The victory for Coriolis lay in their ability to combine and layer so many types of art. They maintained the integrity of each art form while still highlighting the fact that Coriolis is foremost a dance company—assisted in no small part by the talented dancers, each a master technician and skilled performer. Live performances by Jackie An (violin) and Serena Eduljee (voice) matched the high quality of the dancers. The group tossed off the difficult choreography effortlessly, and the dancers flowed seamlessly between balletic, contemporary, and performance art genres. Only occasional choreographic lapses of inserted ballet vocabulary marred this stylistic fusion, with gratuitous fouetté turns or incongruous jumping rond de jambes (leg circles) without preamble.

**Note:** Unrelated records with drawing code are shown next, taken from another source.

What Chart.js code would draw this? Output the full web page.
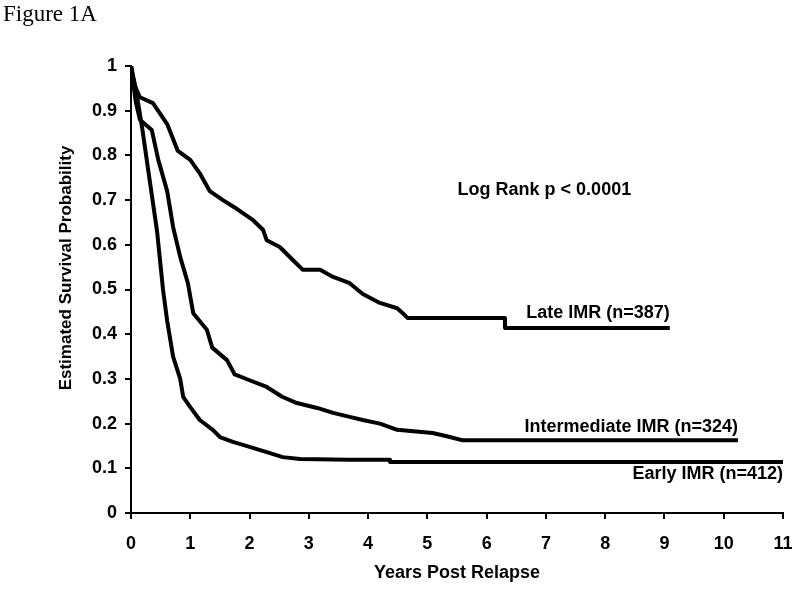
<!DOCTYPE html>
<html>
<head>
<meta charset="utf-8">
<script src="https://cdn.jsdelivr.net/npm/chart.js@4/dist/chart.umd.min.js"></script>
<style>
  html,body{margin:0;padding:0;background:#fff}
  #wrap{position:relative;width:800px;height:593px}
</style>
</head>
<body>
<div id="wrap"><canvas id="km" width="800" height="593"></canvas></div>
<script>
// Kaplan-Meier curves (years post relapse, survival)
const lateYears = [0, 0.05, 0.15, 0.37, 0.61, 0.79, 1.0, 1.16, 1.33, 1.55, 1.79, 2.06, 2.23, 2.29, 2.51, 2.73, 2.9, 3.19, 3.41, 3.69, 3.91, 4.2, 4.49, 4.6, 4.67, 6.31, 6.31, 9.09]
const lateSurv  = [1, 0.96, 0.93, 0.917, 0.87, 0.81, 0.79, 0.76, 0.72, 0.70, 0.68, 0.655, 0.633, 0.61, 0.595, 0.566, 0.544, 0.544, 0.528, 0.514, 0.49, 0.47, 0.458, 0.445, 0.436, 0.436, 0.414, 0.414]

const interYears = [0, 0.08, 0.15, 0.35, 0.46, 0.61, 0.71, 0.83, 0.96, 1.05, 1.28, 1.37, 1.62, 1.75, 2.0, 2.29, 2.55, 2.8, 3.14, 3.41, 3.69, 3.91, 4.2, 4.49, 5.09, 5.38, 5.58, 10.24]
const interSurv  = [1, 0.92, 0.88, 0.857, 0.79, 0.72, 0.64, 0.573, 0.514, 0.447, 0.41, 0.37, 0.342, 0.31, 0.297, 0.282, 0.26, 0.246, 0.235, 0.224, 0.215, 0.208, 0.20, 0.186, 0.179, 0.17, 0.163, 0.163]

const earlyYears = [0, 0.08, 0.19, 0.32, 0.44, 0.54, 0.61, 0.71, 0.83, 0.88, 1.0, 1.16, 1.38, 1.5, 1.72, 2.0, 2.29, 2.56, 2.85, 3.69, 4.37, 4.37, 11]
const earlySurv  = [1, 0.95, 0.86, 0.74, 0.63, 0.5, 0.43, 0.35, 0.30, 0.26, 0.237, 0.208, 0.186, 0.17, 0.159, 0.148, 0.136, 0.125, 0.121, 0.119, 0.119, 0.114, 0.114]

const xTicks = [0,1,2,3,4,5,6,7,8,9,10,11]
const yTicks = [0,0.1,0.2,0.3,0.4,0.5,0.6,0.7,0.8,0.9,1]

// curve labels: text, anchor year (right edge), survival, pixel nudge
const curveLabels = [
  {text:'Late IMR (n=387)', x:9.09, y:0.414, dy:-15},
  {text:'Intermediate IMR (n=324)', x:10.24, y:0.163, dy:-13},
  {text:'Early IMR (n=412)', x:11, y:0.114, dy:12}
]

function pts(xs, ys){
  return xs.map((x,i)=>({x:x, y:ys[i]}))
}
function curve(label, xs, ys){
  return {label:label, data:pts(xs,ys), borderColor:'#000', borderWidth:4,
    pointRadius:0, tension:0, fill:false, borderJoinStyle:'round', borderCapStyle:'butt'}
}

const sans = '"Liberation Sans", Arial, sans-serif'
const boldFont = {family:sans, size:18, weight:'bold'}

const textPlugin = {
  id:'textPlugin',
  afterDraw(chart){
    let ctx = chart.ctx
    let xs = chart.scales.x, ys = chart.scales.y
    ctx.save()
    ctx.fillStyle='#000'
    ctx.font='23px "Liberation Serif", "Times New Roman", serif'
    ctx.textAlign='left'
    ctx.textBaseline='middle'
    ctx.fillText('Figure 1A', 3, 15)

    ctx.font='bold 18px '+sans
    ctx.fillText('Log Rank p < 0.0001', xs.getPixelForValue(5.51), ys.getPixelForValue(0.7226))

    ctx.textAlign='right'
    curveLabels.forEach(l=>{
      ctx.fillText(l.text, xs.getPixelForValue(l.x), ys.getPixelForValue(l.y)+l.dy)
    })

    // y axis title
    ctx.font='bold 17px '+sans
    ctx.textAlign='center'
    ctx.translate(66, 268)
    ctx.rotate(-Math.PI/2)
    ctx.fillText('Estimated Survival Probability', 0, 0)
    ctx.restore()
  }
}

new Chart(document.getElementById('km'), {
  type:'line',
  data:{datasets:[
    curve('Late IMR (n=387)', lateYears, lateSurv),
    curve('Intermediate IMR (n=324)', interYears, interSurv),
    curve('Early IMR (n=412)', earlyYears, earlySurv)
  ]},
  options:{
    responsive:false,
    animation:false,
    layout:{padding:{left:0, top:66, right:17, bottom:0}},
    plugins:{legend:{display:false}, tooltip:{enabled:false}},
    scales:{
      x:{type:'linear', min:0, max:11,
        afterBuildTicks(s){ s.ticks = xTicks.map(v=>({value:v})) },
        afterFit(s){ s.height = 80; s.paddingLeft = 0; s.paddingRight = 0 },
        grid:{drawOnChartArea:false, drawTicks:true, tickLength:6, color:'#000', lineWidth:2},
        border:{color:'#000', width:2},
        ticks:{color:'#000', font:boldFont, padding:14, maxRotation:0},
        title:{display:true, text:'Years Post Relapse', color:'#000', font:boldFont, padding:{bottom:9}}
      },
      y:{type:'linear', min:0, max:1,
        afterBuildTicks(s){ s.ticks = yTicks.map(v=>({value:v})) },
        afterFit(s){ s.width = 131; s.paddingTop = 0; s.paddingBottom = 0 },
        grid:{drawOnChartArea:false, drawTicks:true, tickLength:6, color:'#000', lineWidth:2},
        border:{color:'#000', width:2},
        ticks:{color:'#000', font:boldFont, padding:8, callback:v=>String(v)}
      }
    }
  },
  plugins:[textPlugin]
})
</script>
</body>
</html>
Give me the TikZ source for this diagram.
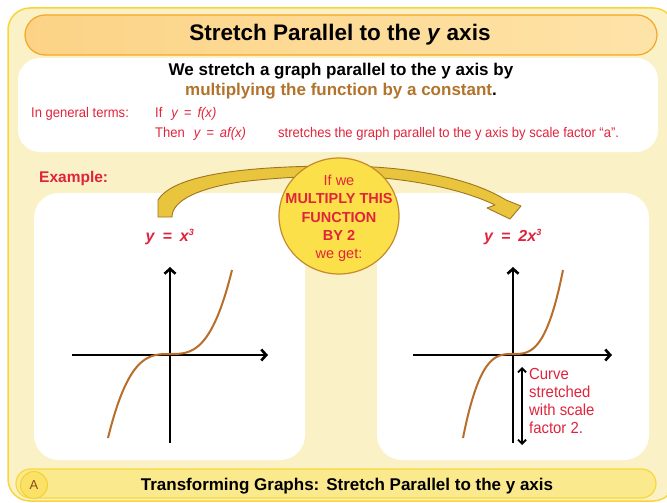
\documentclass[tikz,border=0pt]{standalone}
\usepackage{fontspec}
\setmainfont{Liberation Sans}
\newfontfamily\condfont{Liberation Sans}[FakeStretch=0.93]
\usetikzlibrary{arrows.meta,shapes.geometric}
\definecolor{framefill}{HTML}{FAF2C6}
\definecolor{framebord}{HTML}{F9D53A}
\definecolor{titleL}{HTML}{FCD386}
\definecolor{titleR}{HTML}{FEE3A8}
\definecolor{titlebord}{HTML}{F5A623}
\definecolor{redT}{HTML}{E0243C}
\definecolor{brownT}{HTML}{B2732C}
\definecolor{curveC}{HTML}{B86E2A}
\definecolor{bubfill}{HTML}{FCE04A}
\definecolor{bubdraw}{HTML}{C48A2C}
\definecolor{arrfill}{HTML}{E8C53C}
\definecolor{arrdraw}{HTML}{A07420}
\definecolor{barfill}{HTML}{FBE98E}
\definecolor{barbord}{HTML}{F8D838}
\definecolor{Afill}{HTML}{FBE266}
\definecolor{Adraw}{HTML}{F3D03A}
\definecolor{Atext}{HTML}{8B4A1A}
\tikzset{
  axisline/.style={line width=2.6pt, black, -{Straight Barb[length=5pt,width=11pt]}},
  curveline/.style={line width=2pt, curveC},
  panel/.style={fill=white, rounded corners=25pt},
  txt/.style={inner sep=0pt},
  redtxt/.style={inner sep=0pt, text=redT, font=\condfont\fontsize{14}{16}\selectfont},
}
\begin{document}
\begin{tikzpicture}[x=1pt,y=-1pt]
\useasboundingbox (0,0) rectangle (667,503);
\fill[white] (0,0) rectangle (667,503);
% outer frame
\draw[rounded corners=22pt, fill=framefill, draw=framebord, line width=1.5pt] (8,8) rectangle (675,501);
% title bar
\draw[rounded corners=20pt, left color=titleL, right color=titleR, draw=titlebord, line width=1.2pt] (25,15) rectangle (657,55);
\node[txt, font=\fontsize{22.5}{26}\selectfont\bfseries] (title) at (340,35) {Stretch Parallel to the \textit{y} axis};
% top white box
\fill[white, rounded corners=22pt] (18,58) rectangle (658,152);
\node[txt, font=\fontsize{17}{20}\selectfont\bfseries] (intro1) at (341,71) {We stretch a graph parallel to the y axis by};
\node[txt, font=\fontsize{17}{20}\selectfont\bfseries] (intro2) at (341,91) {\textcolor{brownT}{multiplying the function by a constant}.};
\node[redtxt, anchor=west] (gen) at (31,114) {In general terms:};
\node[redtxt, anchor=west] (ifl) at (155,114) {If\hspace{9pt}\textit{y\hspace{6pt}=\hspace{6pt}f(x)}};
\node[redtxt, anchor=west] (thenl) at (155,134) {Then\hspace{9pt}\textit{y\hspace{6pt}=\hspace{6pt}af(x)}};
\node[redtxt, anchor=west] (str) at (278,134) {stretches the graph parallel to the y axis by scale factor “a”.};
% example
\node[txt, anchor=west, text=redT, font=\fontsize{15.5}{18}\selectfont\bfseries] (ex) at (39,178) {Example:};
% panels
\fill[panel] (34,193) rectangle (305,460);
\fill[panel] (377,193) rectangle (649,460);
% curved arrow
\draw[fill=arrfill, draw=arrdraw, line width=0.9pt, line join=round]
  (158,217) -- (172,217)
  .. controls (172,200) and (200,188) .. (240,182)
  .. controls (280,177) and (320,176) .. (339,176)
  .. controls (400,176) and (460,188) .. (495,205)
  -- (487,208) -- (510,219) -- (521,206) -- (506,200)
  .. controls (470,178) and (410,166) .. (339,166)
  .. controls (260,166) and (175,172) .. (158,200) -- cycle;
% bubble
\node[draw=bubdraw, fill=bubfill, line width=1.2pt, ellipse, minimum width=120pt, minimum height=116pt, inner sep=0pt] (bubble) at (339,216) {};
\node[txt, align=center, text=redT, font=\fontsize{14.5}{18.3}\selectfont] (bubtext) at (339,218.5)
  {If we\\\textbf{MULTIPLY THIS}\\\textbf{FUNCTION}\\\textbf{BY 2}\\we get:};
% function labels
\node[txt, text=redT, font=\fontsize{16}{18}\selectfont\bfseries\itshape] (f1) at (170,237) {y\hspace{8pt}=\hspace{8pt}x\textsuperscript{\fontsize{9}{9}\selectfont 3}};
\node[txt, text=redT, font=\fontsize{16}{18}\selectfont\bfseries\itshape] (f2) at (513,237) {y\hspace{8pt}=\hspace{8pt}2x\textsuperscript{\fontsize{9}{9}\selectfont 3}};
% left graph
\coordinate (lyb) at (170,443);
\coordinate (lyt) at (170,267);
\coordinate (lxl) at (72,355);
\coordinate (lxr) at (268,355);
\draw[axisline] (lyb) -- (lyt);
\draw[axisline] (lxl) -- (lxr);
\draw[curveline] plot[smooth, domain=-1:1, samples=80] ({170+62*\x}, {354-84*\x*\x*\x});
% right graph
\coordinate (ryb) at (513,443);
\coordinate (ryt) at (513,267);
\coordinate (rxl) at (413,355);
\coordinate (rxr) at (612,355);
\draw[axisline] (ryb) -- (ryt);
\draw[axisline] (rxl) -- (rxr);
\draw[curveline] plot[smooth, domain=-1:1, samples=80] ({513+50*\x}, {354-84*\x*\x*\x});
% stretch arrow
\coordinate (da1) at (522,367);
\coordinate (da2) at (522,445);
\draw[line width=1.8pt, {Straight Barb[length=4pt,width=8pt]}-{Straight Barb[length=4pt,width=8pt]}] (da1) -- (da2);
\node[txt, anchor=north west, align=left, text=redT, font=\condfont\fontsize{16}{18}\selectfont] (note) at (529,368)
  {Curve\\stretched\\with scale\\factor 2.};
% bottom bar
\draw[rounded corners=14.5pt, fill=barfill, draw=barbord, line width=1.2pt] (16,469) rectangle (656,498);
\node[circle, fill=Afill, draw=Adraw, line width=1pt, minimum size=27pt, inner sep=0pt, text=Atext, font=\fontsize{13}{14}\selectfont] (Abadge) at (34,485) {A};
\node[txt, font=\fontsize{17}{20}\selectfont\bfseries] (footer) at (347,486) {Transforming Graphs:\hspace{7pt}Stretch Parallel to the y axis};
\end{tikzpicture}
\end{document}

Over all the works, the use of shoes coincided with thematic material: pointe shoes and heels connoted a hyperbolic alienness that contrasted the grounded freedom of soft slippers. In many ways, Coriolis addressed the ongoing debate about the place of pointe work in today’s dance world, cleverly using pointe shoes as metaphor for both the ethereal and the alien. En pointe, Call was alternately otherworldly goddess and awkward newborn, a juxtaposition exaggerated by her petite frame, large eyes, and pixie blonde haircut.

Christin Call in Unfixed Arias Photo by Bret Doss
Christin Call in Unfixed Arias
Photo by Bret Doss

While the flow of the entire evening left little time for contemplation between works, (a feat, considering the small size of the company), by intermission there came an overwhelming sense of painstaking architecture: a feeling that even the breath of the audience was planned for and choreographed. The contrast between the vast scope of Call and Greenwalt’s work and the brief duration of the two-performance run underscored the ephemeral and vulnerable quality of art in general. Although in need of further editing and distillation (especially in Vortex), Unfixed Arias begged for multiple viewings and repeated contemplation to scrutinize the nuances of this manifold universe.